** begin RAW RECORDS **

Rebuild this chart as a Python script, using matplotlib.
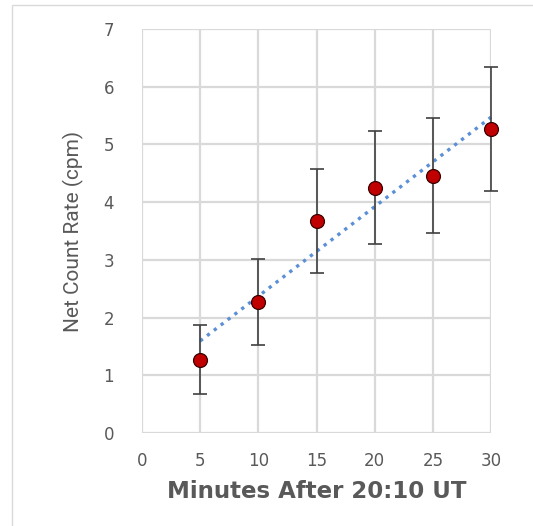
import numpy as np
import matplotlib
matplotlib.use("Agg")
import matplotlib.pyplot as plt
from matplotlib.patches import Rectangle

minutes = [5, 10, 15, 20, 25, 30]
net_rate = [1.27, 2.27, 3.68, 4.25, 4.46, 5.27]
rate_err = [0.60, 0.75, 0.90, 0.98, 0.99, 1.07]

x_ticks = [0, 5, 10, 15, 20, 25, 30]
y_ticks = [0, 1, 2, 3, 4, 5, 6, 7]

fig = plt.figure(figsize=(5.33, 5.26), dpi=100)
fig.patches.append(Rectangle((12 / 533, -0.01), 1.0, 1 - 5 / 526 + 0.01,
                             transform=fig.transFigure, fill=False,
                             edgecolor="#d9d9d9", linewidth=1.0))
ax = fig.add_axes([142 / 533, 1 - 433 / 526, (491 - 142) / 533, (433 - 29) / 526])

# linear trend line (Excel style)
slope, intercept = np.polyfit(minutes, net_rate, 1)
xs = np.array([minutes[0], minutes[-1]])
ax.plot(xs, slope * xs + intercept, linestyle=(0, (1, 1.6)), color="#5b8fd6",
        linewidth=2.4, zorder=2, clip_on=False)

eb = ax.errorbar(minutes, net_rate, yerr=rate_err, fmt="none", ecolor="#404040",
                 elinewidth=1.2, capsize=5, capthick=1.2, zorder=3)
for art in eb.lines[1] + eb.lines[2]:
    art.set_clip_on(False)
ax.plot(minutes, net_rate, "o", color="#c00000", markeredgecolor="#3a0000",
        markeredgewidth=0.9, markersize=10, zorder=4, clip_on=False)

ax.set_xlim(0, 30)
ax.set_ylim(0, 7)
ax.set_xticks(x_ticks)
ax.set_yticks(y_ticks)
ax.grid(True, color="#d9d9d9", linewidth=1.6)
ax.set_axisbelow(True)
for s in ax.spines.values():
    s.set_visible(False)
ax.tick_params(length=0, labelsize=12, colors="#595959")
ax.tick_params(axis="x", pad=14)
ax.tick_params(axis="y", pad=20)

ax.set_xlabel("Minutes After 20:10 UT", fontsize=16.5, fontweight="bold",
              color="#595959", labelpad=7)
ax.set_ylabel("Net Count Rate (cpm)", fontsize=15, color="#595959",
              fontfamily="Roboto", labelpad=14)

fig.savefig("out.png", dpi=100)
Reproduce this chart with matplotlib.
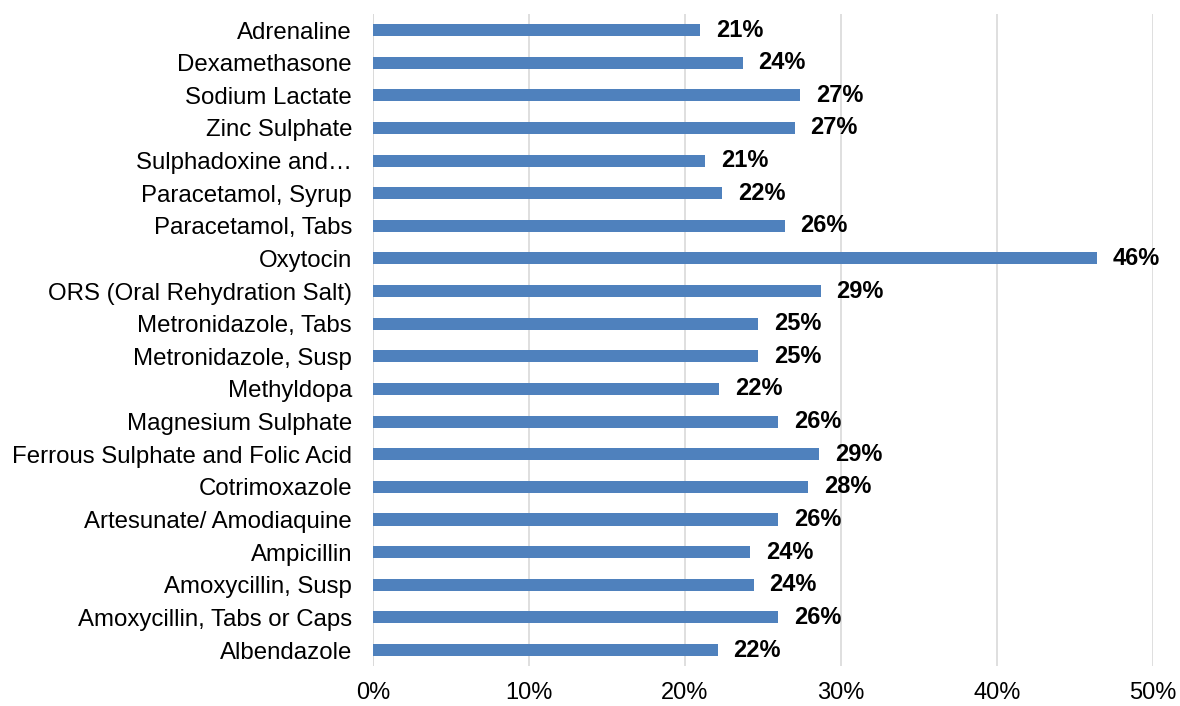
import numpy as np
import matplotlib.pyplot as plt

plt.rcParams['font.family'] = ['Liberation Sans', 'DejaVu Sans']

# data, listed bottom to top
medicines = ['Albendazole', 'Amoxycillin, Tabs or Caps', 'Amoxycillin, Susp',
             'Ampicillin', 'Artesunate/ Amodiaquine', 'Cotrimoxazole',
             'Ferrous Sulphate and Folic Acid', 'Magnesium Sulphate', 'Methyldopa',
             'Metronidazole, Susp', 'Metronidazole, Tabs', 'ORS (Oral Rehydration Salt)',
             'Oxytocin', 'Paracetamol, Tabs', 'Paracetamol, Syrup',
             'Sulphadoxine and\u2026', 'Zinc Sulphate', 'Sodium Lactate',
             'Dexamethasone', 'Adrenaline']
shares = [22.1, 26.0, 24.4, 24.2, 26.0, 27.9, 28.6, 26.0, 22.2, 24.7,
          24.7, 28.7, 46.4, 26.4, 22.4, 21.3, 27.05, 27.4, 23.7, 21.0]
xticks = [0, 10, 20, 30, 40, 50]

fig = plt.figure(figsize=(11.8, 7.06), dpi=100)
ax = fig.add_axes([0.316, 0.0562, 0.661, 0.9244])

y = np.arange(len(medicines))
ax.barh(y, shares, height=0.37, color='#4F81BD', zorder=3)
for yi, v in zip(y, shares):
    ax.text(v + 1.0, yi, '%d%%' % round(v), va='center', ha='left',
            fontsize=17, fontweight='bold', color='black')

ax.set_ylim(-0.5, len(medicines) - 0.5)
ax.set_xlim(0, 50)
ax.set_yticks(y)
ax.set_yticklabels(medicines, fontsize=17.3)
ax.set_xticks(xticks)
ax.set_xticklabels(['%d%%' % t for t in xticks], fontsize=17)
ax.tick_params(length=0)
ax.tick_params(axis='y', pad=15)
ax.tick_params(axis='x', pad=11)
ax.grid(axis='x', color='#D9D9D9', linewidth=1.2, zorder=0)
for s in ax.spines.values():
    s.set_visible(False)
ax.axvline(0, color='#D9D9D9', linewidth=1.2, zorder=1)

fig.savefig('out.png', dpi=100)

** end RAW RECORDS **

▶ **TO BE DONE**: In the listing above, find the line with "Reproduce this chart with matplotlib." and the line with "plt.rcParams['font.family'] = ['Liberation". Set down both and every line between them, minus the pictures.

▶ **CORRECT RESULT**:
Reproduce this chart with matplotlib.
import numpy as np
import matplotlib.pyplot as plt

plt.rcParams['font.family'] = ['Liberation Sans', 'DejaVu Sans']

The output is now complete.